Write out the listing below without alteration, omitting its pictures.

-- begin --

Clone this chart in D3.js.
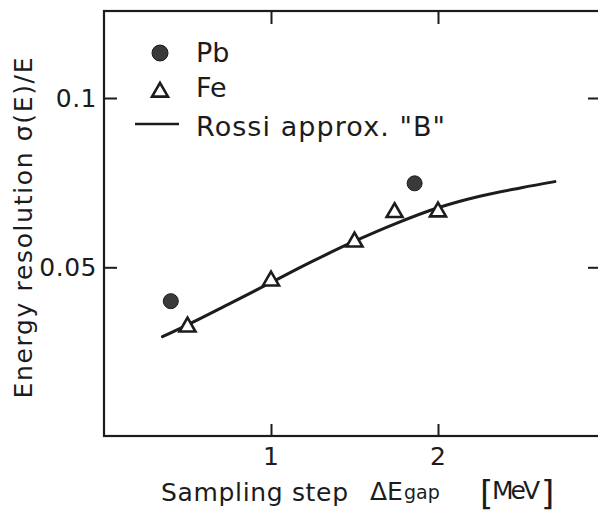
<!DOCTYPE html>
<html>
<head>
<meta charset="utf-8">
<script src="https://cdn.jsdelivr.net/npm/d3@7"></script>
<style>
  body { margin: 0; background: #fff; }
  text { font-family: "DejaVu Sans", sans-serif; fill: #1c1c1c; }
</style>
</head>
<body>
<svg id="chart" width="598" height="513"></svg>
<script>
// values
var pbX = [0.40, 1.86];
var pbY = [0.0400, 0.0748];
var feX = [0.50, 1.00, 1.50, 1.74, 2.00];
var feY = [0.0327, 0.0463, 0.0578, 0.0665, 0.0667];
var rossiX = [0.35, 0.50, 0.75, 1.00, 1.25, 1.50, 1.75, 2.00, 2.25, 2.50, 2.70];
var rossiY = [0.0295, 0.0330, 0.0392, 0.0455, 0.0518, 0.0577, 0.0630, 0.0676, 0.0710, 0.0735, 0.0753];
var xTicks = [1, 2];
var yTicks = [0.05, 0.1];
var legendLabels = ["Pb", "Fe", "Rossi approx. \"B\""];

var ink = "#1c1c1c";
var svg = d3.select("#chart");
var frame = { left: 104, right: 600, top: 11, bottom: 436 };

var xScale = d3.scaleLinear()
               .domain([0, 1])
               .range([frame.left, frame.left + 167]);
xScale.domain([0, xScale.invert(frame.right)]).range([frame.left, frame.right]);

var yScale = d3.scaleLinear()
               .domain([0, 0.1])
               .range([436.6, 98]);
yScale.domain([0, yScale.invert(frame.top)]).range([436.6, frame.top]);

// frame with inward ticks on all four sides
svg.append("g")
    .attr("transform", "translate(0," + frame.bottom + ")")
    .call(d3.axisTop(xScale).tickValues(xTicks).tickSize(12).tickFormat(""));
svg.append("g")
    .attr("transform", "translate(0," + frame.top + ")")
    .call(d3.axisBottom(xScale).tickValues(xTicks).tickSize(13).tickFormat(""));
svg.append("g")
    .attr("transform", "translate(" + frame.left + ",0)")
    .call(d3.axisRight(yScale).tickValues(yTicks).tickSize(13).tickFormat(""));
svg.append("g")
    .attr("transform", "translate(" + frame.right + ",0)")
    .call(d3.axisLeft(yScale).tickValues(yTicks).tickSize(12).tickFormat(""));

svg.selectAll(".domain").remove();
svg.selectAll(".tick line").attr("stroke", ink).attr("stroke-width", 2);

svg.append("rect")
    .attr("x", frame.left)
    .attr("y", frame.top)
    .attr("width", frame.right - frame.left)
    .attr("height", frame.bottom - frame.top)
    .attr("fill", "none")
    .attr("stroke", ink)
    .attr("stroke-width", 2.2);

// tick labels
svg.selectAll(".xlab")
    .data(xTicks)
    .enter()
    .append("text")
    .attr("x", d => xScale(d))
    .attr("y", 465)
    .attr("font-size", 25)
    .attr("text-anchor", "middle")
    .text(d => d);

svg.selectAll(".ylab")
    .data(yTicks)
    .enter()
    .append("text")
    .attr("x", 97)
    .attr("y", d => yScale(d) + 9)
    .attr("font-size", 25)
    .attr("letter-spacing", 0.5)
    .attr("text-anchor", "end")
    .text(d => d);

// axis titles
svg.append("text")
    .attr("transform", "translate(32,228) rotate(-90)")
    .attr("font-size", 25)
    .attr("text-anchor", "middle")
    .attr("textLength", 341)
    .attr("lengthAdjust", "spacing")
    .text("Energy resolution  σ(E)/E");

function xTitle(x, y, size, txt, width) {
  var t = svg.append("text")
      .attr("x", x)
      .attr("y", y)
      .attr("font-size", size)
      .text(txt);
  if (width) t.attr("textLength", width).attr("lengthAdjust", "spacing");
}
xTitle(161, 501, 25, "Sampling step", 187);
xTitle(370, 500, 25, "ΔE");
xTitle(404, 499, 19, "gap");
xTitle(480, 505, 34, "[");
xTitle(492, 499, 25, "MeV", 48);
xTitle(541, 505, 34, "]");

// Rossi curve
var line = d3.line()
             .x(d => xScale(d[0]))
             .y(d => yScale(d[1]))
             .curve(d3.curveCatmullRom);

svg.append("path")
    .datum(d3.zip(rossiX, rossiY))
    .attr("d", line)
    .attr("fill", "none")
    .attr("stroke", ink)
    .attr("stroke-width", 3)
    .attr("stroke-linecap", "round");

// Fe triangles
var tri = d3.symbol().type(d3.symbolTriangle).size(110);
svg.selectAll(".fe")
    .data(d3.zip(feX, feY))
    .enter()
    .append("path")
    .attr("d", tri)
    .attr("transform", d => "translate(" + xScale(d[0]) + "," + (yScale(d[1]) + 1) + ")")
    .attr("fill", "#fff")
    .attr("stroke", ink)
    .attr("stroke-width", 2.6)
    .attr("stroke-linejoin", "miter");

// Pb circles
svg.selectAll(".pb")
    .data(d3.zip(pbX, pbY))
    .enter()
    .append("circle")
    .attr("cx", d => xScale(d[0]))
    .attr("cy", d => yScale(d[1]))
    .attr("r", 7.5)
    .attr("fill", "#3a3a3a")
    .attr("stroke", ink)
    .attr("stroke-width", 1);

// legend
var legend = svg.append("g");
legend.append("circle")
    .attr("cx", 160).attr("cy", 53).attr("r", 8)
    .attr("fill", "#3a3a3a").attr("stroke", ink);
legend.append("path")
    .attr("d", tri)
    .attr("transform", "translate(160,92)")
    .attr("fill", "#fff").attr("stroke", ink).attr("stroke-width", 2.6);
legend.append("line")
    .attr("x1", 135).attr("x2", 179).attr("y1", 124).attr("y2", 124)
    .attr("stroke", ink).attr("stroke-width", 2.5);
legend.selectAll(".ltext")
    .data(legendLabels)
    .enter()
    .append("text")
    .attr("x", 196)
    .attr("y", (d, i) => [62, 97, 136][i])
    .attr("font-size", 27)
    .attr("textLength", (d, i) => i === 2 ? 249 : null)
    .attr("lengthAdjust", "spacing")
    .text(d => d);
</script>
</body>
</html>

-- end --

* [Exercise output]:
Clone this chart in D3.js.
<!DOCTYPE html>
<html>
<head>
<meta charset="utf-8">
<script src="https://cdn.jsdelivr.net/npm/d3@7"></script>
<style>
  body { margin: 0; background: #fff; }
  text { font-family: "DejaVu Sans", sans-serif; fill: #1c1c1c; }
</style>
</head>
<body>
<svg id="chart" width="598" height="513"></svg>
<script>
// values
var pbX = [0.40, 1.86];
var pbY = [0.0400, 0.0748];
var feX = [0.50, 1.00, 1.50, 1.74, 2.00];
var feY = [0.0327, 0.0463, 0.0578, 0.0665, 0.0667];
var rossiX = [0.35, 0.50, 0.75, 1.00, 1.25, 1.50, 1.75, 2.00, 2.25, 2.50, 2.70];
var rossiY = [0.0295, 0.0330, 0.0392, 0.0455, 0.0518, 0.0577, 0.0630, 0.0676, 0.0710, 0.0735, 0.0753];
var xTicks = [1, 2];
var yTicks = [0.05, 0.1];
var legendLabels = ["Pb", "Fe", "Rossi approx. \"B\""];

var ink = "#1c1c1c";
var svg = d3.select("#chart");
var frame = { left: 104, right: 600, top: 11, bottom: 436 };

var xScale = d3.scaleLinear()
               .domain([0, 1])
               .range([frame.left, frame.left + 167]);
xScale.domain([0, xScale.invert(frame.right)]).range([frame.left, frame.right]);

var yScale = d3.scaleLinear()
               .domain([0, 0.1])
               .range([436.6, 98]);
yScale.domain([0, yScale.invert(frame.top)]).range([436.6, frame.top]);

// frame with inward ticks on all four sides
svg.append("g")
    .attr("transform", "translate(0," + frame.bottom + ")")
    .call(d3.axisTop(xScale).tickValues(xTicks).tickSize(12).tickFormat(""));
svg.append("g")
    .attr("transform", "translate(0," + frame.top + ")")
    .call(d3.axisBottom(xScale).tickValues(xTicks).tickSize(13).tickFormat(""));
svg.append("g")
    .attr("transform", "translate(" + frame.left + ",0)")
    .call(d3.axisRight(yScale).tickValues(yTicks).tickSize(13).tickFormat(""));
svg.append("g")
    .attr("transform", "translate(" + frame.right + ",0)")
    .call(d3.axisLeft(yScale).tickValues(yTicks).tickSize(12).tickFormat(""));

svg.selectAll(".domain").remove();
svg.selectAll(".tick line").attr("stroke", ink).attr("stroke-width", 2);

svg.append("rect")
    .attr("x", frame.left)
    .attr("y", frame.top)
    .attr("width", frame.right - frame.left)
    .attr("height", frame.bottom - frame.top)
    .attr("fill", "none")
    .attr("stroke", ink)
    .attr("stroke-width", 2.2);

// tick labels
svg.selectAll(".xlab")
    .data(xTicks)
    .enter()
    .append("text")
    .attr("x", d => xScale(d))
    .attr("y", 465)
    .attr("font-size", 25)
    .attr("text-anchor", "middle")
    .text(d => d);

svg.selectAll(".ylab")
    .data(yTicks)
    .enter()
    .append("text")
    .attr("x", 97)
    .attr("y", d => yScale(d) + 9)
    .attr("font-size", 25)
    .attr("letter-spacing", 0.5)
    .attr("text-anchor", "end")
    .text(d => d);

// axis titles
svg.append("text")
    .attr("transform", "translate(32,228) rotate(-90)")
    .attr("font-size", 25)
    .attr("text-anchor", "middle")
    .attr("textLength", 341)
    .attr("lengthAdjust", "spacing")
    .text("Energy resolution  σ(E)/E");

function xTitle(x, y, size, txt, width) {
  var t = svg.append("text")
      .attr("x", x)
      .attr("y", y)
      .attr("font-size", size)
      .text(txt);
  if (width) t.attr("textLength", width).attr("lengthAdjust", "spacing");
}
xTitle(161, 501, 25, "Sampling step", 187);
xTitle(370, 500, 25, "ΔE");
xTitle(404, 499, 19, "gap");
xTitle(480, 505, 34, "[");
xTitle(492, 499, 25, "MeV", 48);
xTitle(541, 505, 34, "]");

// Rossi curve
var line = d3.line()
             .x(d => xScale(d[0]))
             .y(d => yScale(d[1]))
             .curve(d3.curveCatmullRom);

svg.append("path")
    .datum(d3.zip(rossiX, rossiY))
    .attr("d", line)
    .attr("fill", "none")
    .attr("stroke", ink)
    .attr("stroke-width", 3)
    .attr("stroke-linecap", "round");

// Fe triangles
var tri = d3.symbol().type(d3.symbolTriangle).size(110);
svg.selectAll(".fe")
    .data(d3.zip(feX, feY))
    .enter()
    .append("path")
    .attr("d", tri)
    .attr("transform", d => "translate(" + xScale(d[0]) + "," + (yScale(d[1]) + 1) + ")")
    .attr("fill", "#fff")
    .attr("stroke", ink)
    .attr("stroke-width", 2.6)
    .attr("stroke-linejoin", "miter");

// Pb circles
svg.selectAll(".pb")
    .data(d3.zip(pbX, pbY))
    .enter()
    .append("circle")
    .attr("cx", d => xScale(d[0]))
    .attr("cy", d => yScale(d[1]))
    .attr("r", 7.5)
    .attr("fill", "#3a3a3a")
    .attr("stroke", ink)
    .attr("stroke-width", 1);

// legend
var legend = svg.append("g");
legend.append("circle")
    .attr("cx", 160).attr("cy", 53).attr("r", 8)
    .attr("fill", "#3a3a3a").attr("stroke", ink);
legend.append("path")
    .attr("d", tri)
    .attr("transform", "translate(160,92)")
    .attr("fill", "#fff").attr("stroke", ink).attr("stroke-width", 2.6);
legend.append("line")
    .attr("x1", 135).attr("x2", 179).attr("y1", 124).attr("y2", 124)
    .attr("stroke", ink).attr("stroke-width", 2.5);
legend.selectAll(".ltext")
    .data(legendLabels)
    .enter()
    .append("text")
    .attr("x", 196)
    .attr("y", (d, i) => [62, 97, 136][i])
    .attr("font-size", 27)
    .attr("textLength", (d, i) => i === 2 ? 249 : null)
    .attr("lengthAdjust", "spacing")
    .text(d => d);
</script>
</body>
</html>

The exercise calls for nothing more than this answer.